Often, the school guidance counselor, school resource teacher, or assistant principal may observe the child at this stage to suggest different strategies based on their observations. Some school districts may require that several parent interviews, interventions, and observations be completed prior to initiating a request for formal psychological assessment. Ultimately, information from these assessments or observations is shared with parents during an educational meeting held to discuss whether a more formal psychological assessment may be required.
Stage Three When the school team requires more specific information about a child's learning or emotional problems, or a parent requests an initial evaluation, then a referral for psychological assessment may be initiated (after parent permission is obtained). Once all the evaluations are completed by the diagnostic team (special education teachers, curriculum specialist, guidance counselor, school psychologist, speech pathologist), the various professionals meet with the parents to share the results of their individual evaluations (this can be done individually or as a group). Ultimately, the diagnostic team presents the evaluation results and recommendations to the staffing specialist who presides over the staffing team committee meeting where the decision is made regarding whether special education and related services are warranted. Under IDEA 2004, parents must be notified of this meeting (often called the staffing meeting or eligibility meeting) two weeks prior to the meeting date.
Steps in the Psychological Assessment
The psychological assessment itself is a process that may involve a number of steps. An overview of what to expect is provided in Table 6.1.
How to Prepare a Child for an Assessment
Parents and teachers often wonder what they can do to prepare a child for an assessment. If the assessment is taking place in a clinic or private practice, the parent should inform the child that he or she will be working with a psychologist, who is a person who has studied how children think, learn, and feel. You can share your concerns and feelings about the child's frustrations at school and reassure the child that the psychologist is there to help understand why the child is experiencing difficulties learning and can suggest ways to present information that will make it easier for the child to be successful in school.
If the child is being seen by the school psychologist, there may be a time lag between obtaining permission for an assessment and having the actual assessment take place. As you can see in Table 6.1, there are several steps that must occur before the school psychologist actually makes contact with the child. Therefore, parents and teachers should just let the child know that help is on the way, and that at some time in the future, the school psychologist will be working with him or her to find out how he or she learns so that everyone can help make learning easier.

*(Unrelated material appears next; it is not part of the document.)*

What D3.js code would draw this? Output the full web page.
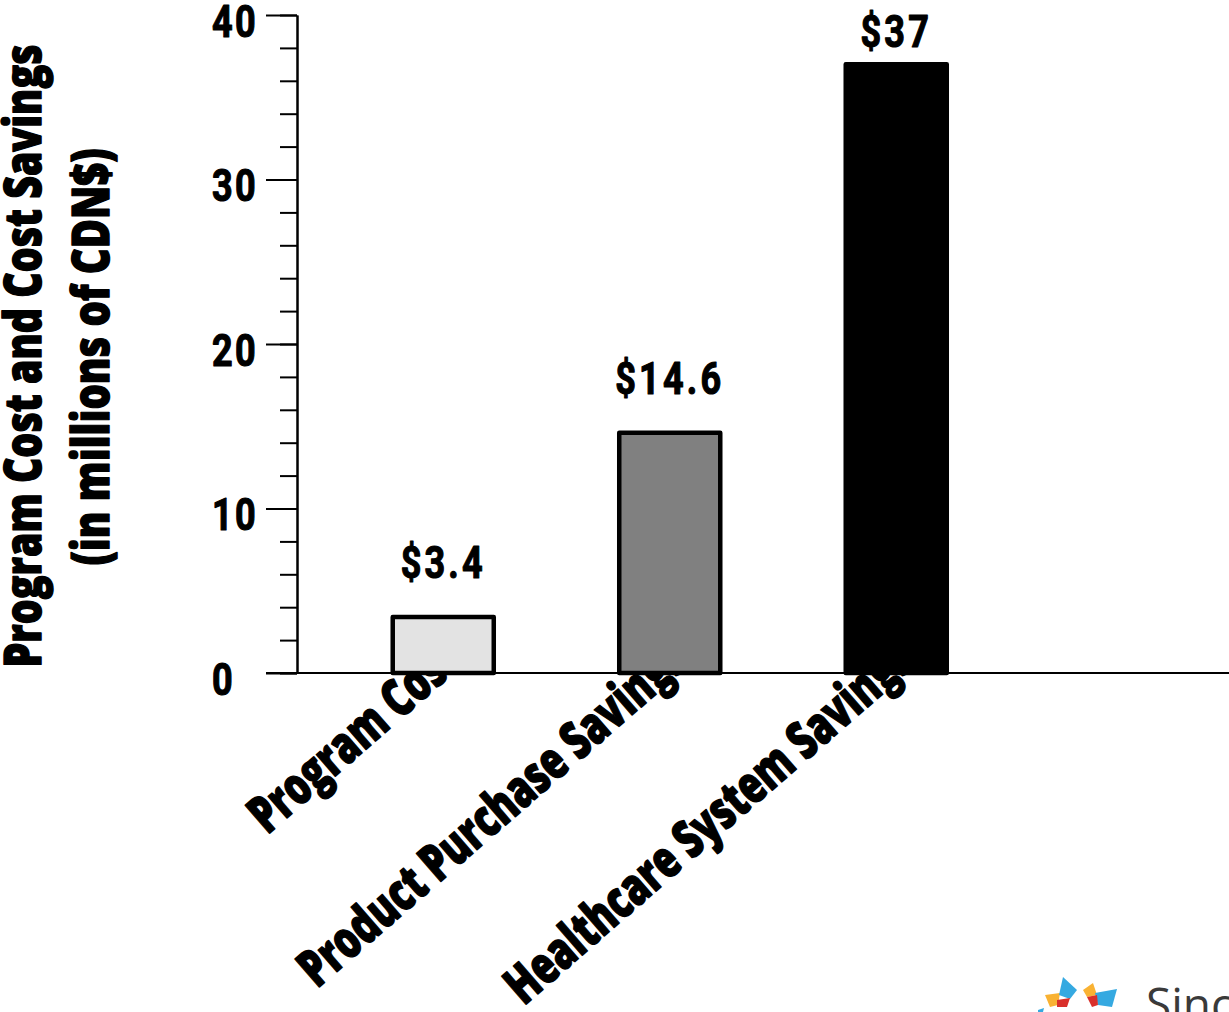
<!DOCTYPE html>
<html>
<head>
<meta charset="utf-8">
<script src="https://cdn.jsdelivr.net/npm/d3@7"></script>
<style>
  html, body { margin: 0; padding: 0; background: #fff; }
  svg { display: block; }
</style>
</head>
<body>
<svg id="chart" width="1229" height="1012"></svg>
<script>
// Program cost vs. savings, millions of CDN$
const categories = ["Program Cost", "Product Purchase Savings", "Healthcare System Savings"];
const values = [3.4, 14.6, 37];
const valueLabels = ["$3.4", "$14.6", "$37"];
const majorTicks = [0, 10, 20, 30, 40];
const tickLabels = ["0", "10", "20", "30", "40"];
const minorTicks = d3.range(0, 41, 2);
const titleLines = ["Program Cost and Cost Savings", "(in millions of CDN$)"];

const barFills = ["#e3e3e3", "#808080", "#000000"];
const headFont = "'Open Sans', 'Noto Sans', 'DejaVu Sans', sans-serif";
const numFont = "Roboto, 'Liberation Sans', sans-serif";

const W = 1229, H = 1012;
const svg = d3.select("#chart");

const y = d3.scaleLinear().domain([0, 40]).range([673, 15]);
const x = d3.scaleBand().domain(categories).range([330, 1009.5])
  .paddingInner(0.554).paddingOuter(0.277);

// heavy text: a thin same-colour outline thickens the glyphs
function heavy(sel, w) {
  return sel.attr("fill", "#000").attr("stroke", "#000")
    .attr("stroke-width", w).attr("stroke-linejoin", "round");
}

// y-axis title (two centred lines, rotated)
const titleG = svg.append("g");
const t1 = titleG.append("text")
  .attr("transform", "translate(41,356) rotate(-90)")
  .attr("text-anchor", "middle")
  .attr("font-family", headFont).attr("font-weight", 800).attr("font-size", 52)
  .text(titleLines[0]);
heavy(t1, 1.4);
const natural1 = t1.node().getComputedTextLength();
t1.attr("textLength", 623).attr("lengthAdjust", "spacingAndGlyphs");
const t2 = titleG.append("text")
  .attr("transform", "translate(109,357) rotate(-90)")
  .attr("text-anchor", "middle")
  .attr("font-family", headFont).attr("font-weight", 800).attr("font-size", 52)
  .attr("textLength", 417).attr("lengthAdjust", "spacingAndGlyphs")
  .text(titleLines[1]);
heavy(t2, 1.4);

// category labels use a slightly tighter condensing than the title
const squeeze = 0.95 * 623 / natural1;

// category labels, rotated; bars are drawn over their ends
heavy(svg.append("g").selectAll("text")
  .data(categories)
  .join("text")
  .attr("transform", d => `translate(${x(d) + x.bandwidth() / 2 + 20},665) rotate(-41) scale(${squeeze},1)`)
  .attr("text-anchor", "end")
  .attr("font-family", headFont).attr("font-weight", 800).attr("font-size", 52)
  .text(d => d), 1.4);

// baseline
svg.append("line")
  .attr("x1", 266).attr("x2", W)
  .attr("y1", y(0)).attr("y2", y(0))
  .attr("stroke", "#000").attr("stroke-width", 2);

// bars
svg.append("g").selectAll("rect")
  .data(values)
  .join("rect")
  .attr("x", (d, i) => x(categories[i]))
  .attr("width", x.bandwidth())
  .attr("y", d => y(d))
  .attr("height", d => y(0) - y(d))
  .attr("fill", (d, i) => barFills[i])
  .attr("stroke", "#000").attr("stroke-width", 4.5)
  .attr("stroke-linejoin", "round");

// value labels above bars, kept inside the plot top
heavy(svg.append("g").selectAll("text")
  .data(values)
  .join("text")
  .attr("transform", (d, i) => {
    const cx = x(categories[i]) + x.bandwidth() / 2;
    const by = Math.max(y(d) - 39, y(40) + 32);
    return `translate(${cx},${by}) scale(0.8,1)`;
  })
  .attr("text-anchor", "middle")
  .attr("font-family", numFont).attr("font-weight", 700).attr("font-size", 45)
  .attr("letter-spacing", 4)
  .text((d, i) => valueLabels[i]), 1.2);

// y axis: minor ticks every 2, major ticks every 10
const minorAxis = d3.axisLeft(y).tickValues(minorTicks).tickSize(17).tickSizeOuter(0).tickFormat("");
const majorAxis = d3.axisLeft(y).tickValues(majorTicks).tickSize(31).tickSizeOuter(0).tickFormat("");
const gMinor = svg.append("g").attr("transform", "translate(297,0)").call(minorAxis);
const gMajor = svg.append("g").attr("transform", "translate(297,0)").call(majorAxis);
[gMinor, gMajor].forEach(g => {
  g.selectAll("path, line").attr("stroke", "#000").attr("stroke-width", 2);
});

// tick labels, left aligned
heavy(svg.append("g").selectAll("text")
  .data(majorTicks)
  .join("text")
  .attr("transform", d => `translate(212,${y(d) + 21.5}) scale(0.8,1)`)
  .attr("font-family", numFont).attr("font-weight", 700).attr("font-size", 45)
  .attr("letter-spacing", 3)
  .text((d, i) => tickLabels[i]), 1.2);

// brand mark in the lower right corner
const logo = svg.append("g").attr("transform", "translate(1038,975)");
const logoShapes = [
  { c: "#f9b233", p: [[7, 20], [22, 18], [20, 30], [12, 32]] },
  { c: "#35a9e1", p: [[25, 2], [39, 15], [32, 24], [21, 20]] },
  { c: "#d9302b", p: [[19, 25], [32, 23], [29, 32], [19, 32]] },
  { c: "#f9b233", p: [[45, 15], [55, 8], [59, 20], [49, 22]] },
  { c: "#35a9e1", p: [[57, 18], [79, 14], [74, 32], [60, 30]] },
  { c: "#d9302b", p: [[49, 22], [59, 20], [60, 30], [54, 32]] },
  { c: "#35a9e1", p: [[0, 35], [6, 33], [5, 37], [0, 37]] }
];
logo.selectAll("polygon")
  .data(logoShapes)
  .join("polygon")
  .attr("points", d => d.p.map(q => q.join(",")).join(" "))
  .attr("fill", d => d.c);
svg.append("text")
  .attr("x", 1146).attr("y", 1021)
  .attr("font-family", "'Open Sans', sans-serif").attr("font-size", 46)
  .attr("fill", "#3a3a3a")
  .text("Sinc");
</script>
</body>
</html>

What Takes Place in the Assessment Session?
Parents and teachers are often curious about what an assessment session is like. When school psychologists begin working with the child, they initially engage the child in a rapport-building task to place the child at ease, such as asking the child about favorite movies, books, or hobbies, or asking the child to draw some pictures, if that is the child's interest. Once rapport is established, the school psychologist usually begins by describing the nature of the tasks to be introduced.